Still, the global audience is the largest opportunity CBS sees down the road, where it can go D2C or take licensing fees as it does today.
Leveraging continued original content growth is key.
“We have to spend (on content) in order to get the subs,” he says. “If you get the subs you get the revenue. Worldwide is the largest opportunity we have sitting in front of us.”
The bottom line
Original content is like catnip to consumers. Investing in a continuous flow if difficult, but critical to engaging your customers and keeping them from churning. Just as critical: Letting your subscribers know that new content is on the way. Subscribers come, and subscribers go. Having a release schedule will help manage churn by making the inevitable pauses that consumers take in a service as brief as possible.

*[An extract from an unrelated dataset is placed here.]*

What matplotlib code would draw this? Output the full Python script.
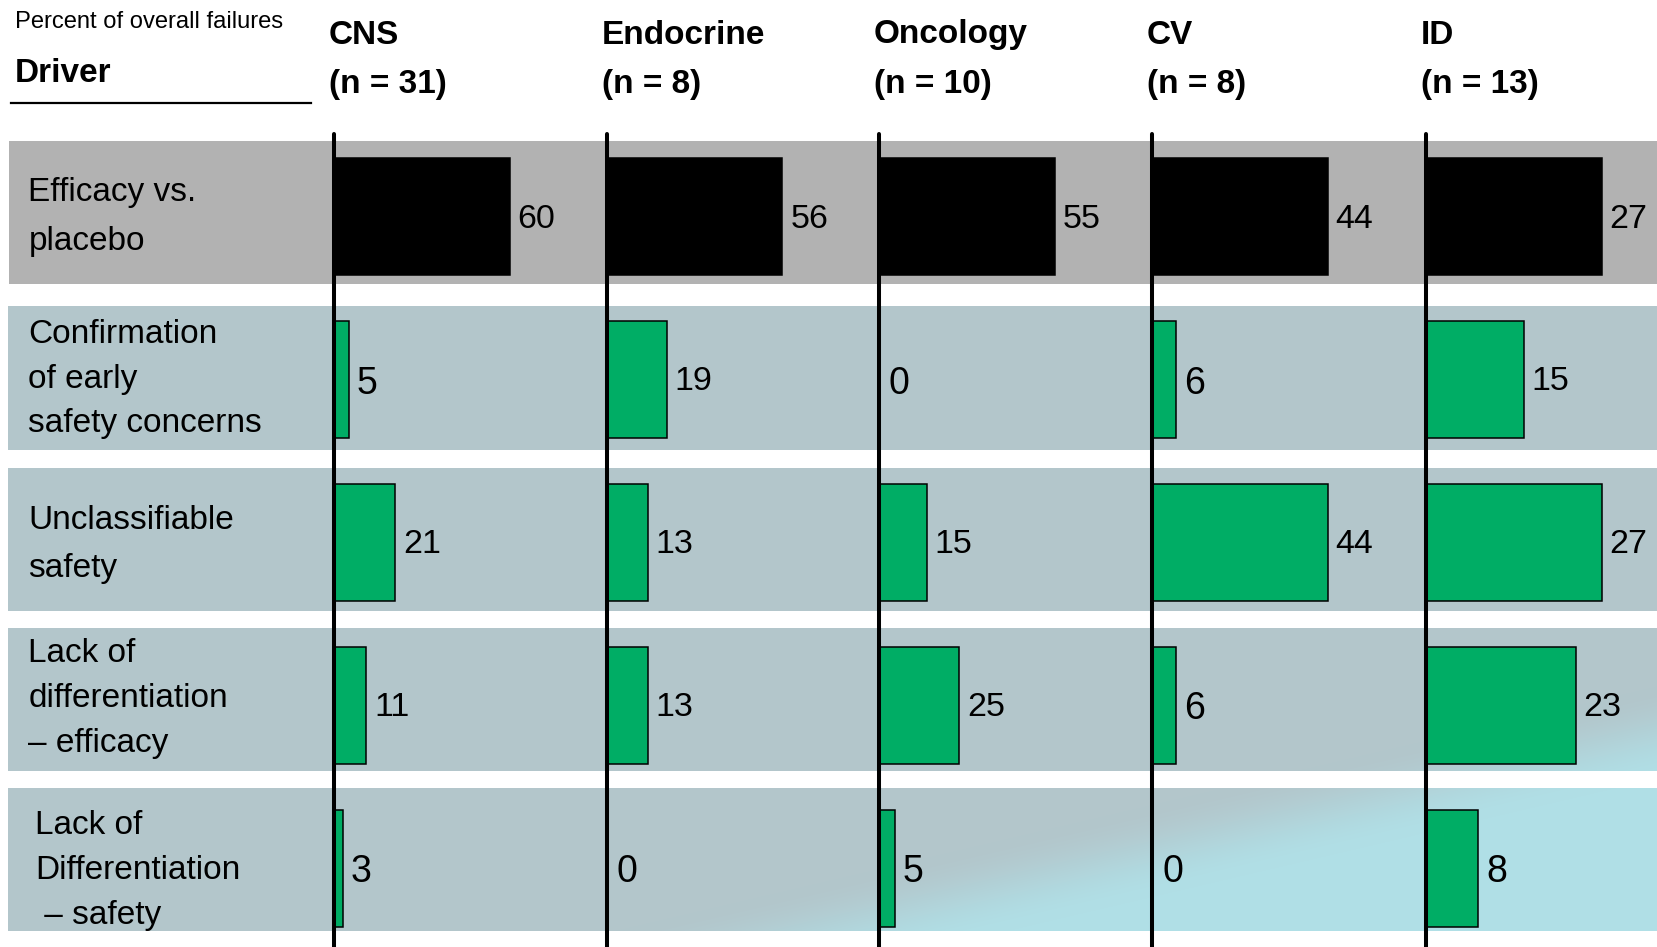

“You have to try and create a programming schedule that keeps (subscribers) through the year,” Ianniello says. Broadening out the pipeline of content has helped both CBS All Access and Showtime succeed so far, he says.
Something else that Ianniello has learned – and that is knowledge well-shared? Even with the release of a brand new original, something that’s been advertised and well positioned to succeed, “The gratification isn’t immediate,” he says. “All the subs don’t come Day One. That wasn’t intuitive to me.”
Meanwhile, as to noise that the US market has reach SVOD saturation, CBS execs beg to differ.
The average US OTT consumer currently has about three OTT subscriptions, but CBS executives believe that number hasn’t even begun to top out. In May, Marc DeBevoise, president and chief operating officer at CBS Interactive, told Ad Age CBS expects consumers to take about 10 OTT services, as more players – like Apple and Disney – jump into the OTT space.
“We think it is going to deliver a lot more users to the platforms we are already on…. It’s going to do more priming of the pump of people diving into the OTT space,” he says, since few of the services are delivering exactly the same thing.